It is worthy of our note in this connection that the first important product of the printing-press was the Bible;—was devoted, as has been said, "to the service of heaven." This first "production" was on 641 leaves of vellum, two columns to a page, and forty-two lines to each column. "Probably," says Professor Dobschütz, "not more than 100 copies of the Bible were printed, a third of these on parchment. Out of thirty-one copies which have been preserved, or, to speak more accurately, are known as such, ten are luxuriously printed on parchment and illuminated, each in a different way, but all very fine and costly."[2] (One copy of Gutenberg's first printed Bible was sold for $20,000.) The first copy of this edition known to scholars—the Latin Vulgate—was discovered long after (in 1760) in the library of Cardinal Mazarin, whence its designation, "the Mazarin Bible." Nine other copies which were upon vellum and a score that were printed on paper (two of which are in New York City) are all that are known to the bibliographers of the first "edition" of the printed Bible. While engaged in the production of this first book (which required four years, 1453–1456, to complete) Gutenberg printed smaller works—school books and the like—for immediate financial returns. In this first edition of the printed Bible the initial letters were not struck off by press but were left, together with the marginal decorations, for after illumination by hand. A Bible printed at Mainz in 1462 is the first printed book that bears the date of its production.


[II]
THE IMPORTANCE OF THE PRINTING PRESS

The printing-press, in many essential respects, is the most significant invention of all human history. It has touched and vitalized civilizations, countries, nations, languages, and dialects. As an invention it has contributed immeasurably to the currency and the perpetuity of all literature. It also sounded the doom of the written book. Hallam, the Historian of the Middle Ages, says: "Since the invention of printing the absolute extinction of any considerable work seems a danger too improbable for apprehension. The press pours forth in a few days a thousand volumes, which, scattered like seeds in the air over the Republic of Europe, could hardly be destroyed without the extirpation of its inhabitants." And, concerning the exposure to which the manuscript production of all previous history was subjected, he says: "In the times of antiquity manuscripts were copied with cost, labor, and delay; and if the diffusion of knowledge be measured by the multiplication of books (no unfair standard) the most golden ages of ancient learning could never bear the least comparison with the last three centuries. The destruction of a few libraries by accidental fire, the desolation of a few provinces by unsparing and illiterate barbarians, might annihilate every vestige of an author, or leave a few scattered copies, which, from the public indifference there was no inducement to multiply, exposed to similar casualties in succeeding times."[3] In a word, printing has the double advantage over writing of a more rapid multiplication of copies and their increased accuracy. But even with the increased accuracy of printing, few books of considerable size are issued in which errors are not to be found. It is said to be the fact that, after incredible care on the part of editors and professional proofreaders, the offered reward of a guinea for each detected error in the Oxford Revised Version of the Bible brought several errors to light. (International Stand. Bib. Encyclopedia.)
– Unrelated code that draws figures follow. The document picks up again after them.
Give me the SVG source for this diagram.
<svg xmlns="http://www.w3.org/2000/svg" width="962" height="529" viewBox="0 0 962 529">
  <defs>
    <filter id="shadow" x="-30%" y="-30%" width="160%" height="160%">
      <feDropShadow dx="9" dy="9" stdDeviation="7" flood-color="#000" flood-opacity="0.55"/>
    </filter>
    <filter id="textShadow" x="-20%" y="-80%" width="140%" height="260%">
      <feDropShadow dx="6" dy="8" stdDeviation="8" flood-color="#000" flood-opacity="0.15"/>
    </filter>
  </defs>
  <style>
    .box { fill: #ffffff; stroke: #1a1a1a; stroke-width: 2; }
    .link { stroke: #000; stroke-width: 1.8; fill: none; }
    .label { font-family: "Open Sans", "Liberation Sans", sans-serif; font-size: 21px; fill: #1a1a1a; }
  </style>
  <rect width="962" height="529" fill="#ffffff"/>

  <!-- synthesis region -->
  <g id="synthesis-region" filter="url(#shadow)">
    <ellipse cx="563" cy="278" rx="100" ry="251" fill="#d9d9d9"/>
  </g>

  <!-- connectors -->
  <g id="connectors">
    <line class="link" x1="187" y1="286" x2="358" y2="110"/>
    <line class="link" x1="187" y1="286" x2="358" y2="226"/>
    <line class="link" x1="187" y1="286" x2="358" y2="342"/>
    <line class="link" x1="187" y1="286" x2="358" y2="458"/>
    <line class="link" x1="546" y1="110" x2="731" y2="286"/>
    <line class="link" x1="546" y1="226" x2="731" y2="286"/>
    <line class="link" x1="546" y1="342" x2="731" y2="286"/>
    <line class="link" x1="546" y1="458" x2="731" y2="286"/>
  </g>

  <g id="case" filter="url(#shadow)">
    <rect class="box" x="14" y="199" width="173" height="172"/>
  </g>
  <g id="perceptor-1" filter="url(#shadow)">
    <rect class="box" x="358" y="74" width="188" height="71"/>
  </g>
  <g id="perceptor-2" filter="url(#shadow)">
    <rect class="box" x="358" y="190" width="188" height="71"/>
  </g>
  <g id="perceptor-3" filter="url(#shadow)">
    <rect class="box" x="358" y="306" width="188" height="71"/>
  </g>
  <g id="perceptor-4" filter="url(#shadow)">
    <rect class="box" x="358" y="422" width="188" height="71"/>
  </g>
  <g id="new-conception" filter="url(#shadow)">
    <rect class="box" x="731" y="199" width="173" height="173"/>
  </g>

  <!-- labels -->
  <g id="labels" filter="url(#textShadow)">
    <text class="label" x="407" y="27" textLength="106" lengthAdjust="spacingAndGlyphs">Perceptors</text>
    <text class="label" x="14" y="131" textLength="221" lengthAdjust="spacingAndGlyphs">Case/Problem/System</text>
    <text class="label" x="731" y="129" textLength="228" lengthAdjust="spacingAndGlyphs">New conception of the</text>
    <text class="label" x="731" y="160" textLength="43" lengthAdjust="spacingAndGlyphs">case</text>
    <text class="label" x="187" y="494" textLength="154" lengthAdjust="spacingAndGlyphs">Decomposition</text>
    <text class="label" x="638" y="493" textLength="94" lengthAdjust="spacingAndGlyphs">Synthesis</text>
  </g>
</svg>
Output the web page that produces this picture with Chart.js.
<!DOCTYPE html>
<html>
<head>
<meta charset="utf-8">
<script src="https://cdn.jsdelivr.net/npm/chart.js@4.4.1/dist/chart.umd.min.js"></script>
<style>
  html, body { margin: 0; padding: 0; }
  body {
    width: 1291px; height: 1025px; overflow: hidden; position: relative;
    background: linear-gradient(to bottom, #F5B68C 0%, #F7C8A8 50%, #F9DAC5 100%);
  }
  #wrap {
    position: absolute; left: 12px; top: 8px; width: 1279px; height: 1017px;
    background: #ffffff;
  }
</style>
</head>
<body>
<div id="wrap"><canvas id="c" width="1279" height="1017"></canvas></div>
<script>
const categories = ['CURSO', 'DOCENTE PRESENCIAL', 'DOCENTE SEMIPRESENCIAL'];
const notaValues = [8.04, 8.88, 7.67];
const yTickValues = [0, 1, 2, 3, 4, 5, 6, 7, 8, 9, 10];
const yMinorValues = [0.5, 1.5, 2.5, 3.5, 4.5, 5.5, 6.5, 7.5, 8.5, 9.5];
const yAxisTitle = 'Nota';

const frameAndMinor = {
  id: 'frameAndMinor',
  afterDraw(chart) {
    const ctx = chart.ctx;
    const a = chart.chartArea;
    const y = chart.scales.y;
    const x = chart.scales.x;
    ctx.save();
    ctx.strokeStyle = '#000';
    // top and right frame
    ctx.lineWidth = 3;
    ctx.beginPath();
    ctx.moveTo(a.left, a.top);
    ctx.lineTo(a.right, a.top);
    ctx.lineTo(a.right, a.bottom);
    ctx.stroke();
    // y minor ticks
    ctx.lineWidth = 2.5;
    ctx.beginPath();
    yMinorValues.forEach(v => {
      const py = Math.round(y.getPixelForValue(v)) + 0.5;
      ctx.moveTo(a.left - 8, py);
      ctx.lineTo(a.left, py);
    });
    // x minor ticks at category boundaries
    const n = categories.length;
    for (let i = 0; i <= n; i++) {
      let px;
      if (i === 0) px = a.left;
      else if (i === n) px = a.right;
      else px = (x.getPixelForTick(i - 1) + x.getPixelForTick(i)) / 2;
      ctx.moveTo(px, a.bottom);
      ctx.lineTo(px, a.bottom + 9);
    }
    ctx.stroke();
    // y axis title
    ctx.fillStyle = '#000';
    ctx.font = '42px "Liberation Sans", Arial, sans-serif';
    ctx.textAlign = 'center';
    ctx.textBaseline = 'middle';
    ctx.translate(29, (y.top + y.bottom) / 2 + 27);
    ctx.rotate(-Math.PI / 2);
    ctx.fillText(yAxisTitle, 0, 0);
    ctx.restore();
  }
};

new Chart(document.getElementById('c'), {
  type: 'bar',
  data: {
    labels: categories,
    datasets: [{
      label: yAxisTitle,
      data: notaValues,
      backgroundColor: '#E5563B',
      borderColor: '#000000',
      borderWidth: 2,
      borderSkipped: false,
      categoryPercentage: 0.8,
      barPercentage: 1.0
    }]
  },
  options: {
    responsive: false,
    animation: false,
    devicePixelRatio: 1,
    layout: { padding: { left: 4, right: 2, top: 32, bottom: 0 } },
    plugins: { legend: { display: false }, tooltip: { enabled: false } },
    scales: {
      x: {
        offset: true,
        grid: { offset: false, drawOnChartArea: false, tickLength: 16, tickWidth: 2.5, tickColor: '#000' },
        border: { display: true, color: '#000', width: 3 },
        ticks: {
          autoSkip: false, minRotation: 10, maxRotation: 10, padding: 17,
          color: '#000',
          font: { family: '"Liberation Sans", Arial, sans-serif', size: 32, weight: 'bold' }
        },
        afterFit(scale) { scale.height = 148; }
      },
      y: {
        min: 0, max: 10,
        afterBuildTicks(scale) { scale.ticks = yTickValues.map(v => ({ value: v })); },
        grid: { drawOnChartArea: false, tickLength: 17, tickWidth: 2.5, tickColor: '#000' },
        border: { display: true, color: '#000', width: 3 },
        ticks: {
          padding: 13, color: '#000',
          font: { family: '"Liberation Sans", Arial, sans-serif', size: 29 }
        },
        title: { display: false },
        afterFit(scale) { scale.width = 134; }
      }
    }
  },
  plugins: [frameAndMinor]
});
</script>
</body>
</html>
The invention of printing, through its associated process of proof corrections, has virtually exempted books from the mundane laws of decay and has greatly aided as well in their preservation and their widest circulation. This invention has made definite and immutable the records of the world since then and it has contributed also to the purification and renewal of the more ancient literary productions. Printing as an invention has given to an edition of a particular work a measure of importance hundreds or thousands of times greater in every respect save one, viz., the labor of transcription, than that which had previously attached to the production of a single book. The invention has therefore involved and necessitated a proportionately larger consideration in the making of a printed book, lest defects and errors in the type-plates from which the book is printed should become permanently fixed in a thousand or ten thousand impressions therefrom. (Isaac Taylor.) And it was printing that made uniformity of text possible. Guizot estimates the importance of this invention thus: "From 1436 to 1452, printing was invented:—printing, the theme of so much declamation, and so many commonplaces, but the merit and the effect of which no commonplace nor any declamation can ever exhaust."

The invention of printing has peculiar significance within the realm of religious life and knowledge; for, in relation to the scripture text, to the spread of religious intelligence and the progress of Christianity, and to the growth and stabilization of the individual character,—in a word, in relation to Redemption itself, who can apprehend, much less measure, the significance of this invention? Truly, the Bible which enfolds the basis of our faith as the bud does the blossom and the fruit, as well as unfolds the way of life as the guide-post directs the traveler on his journey, has come into the world for man, and has come to stay. For the great discoveries and inventions, in wide areas of human investigation, but brighten its pages and multiply its capacity to fulfill the purposes of God on the earth.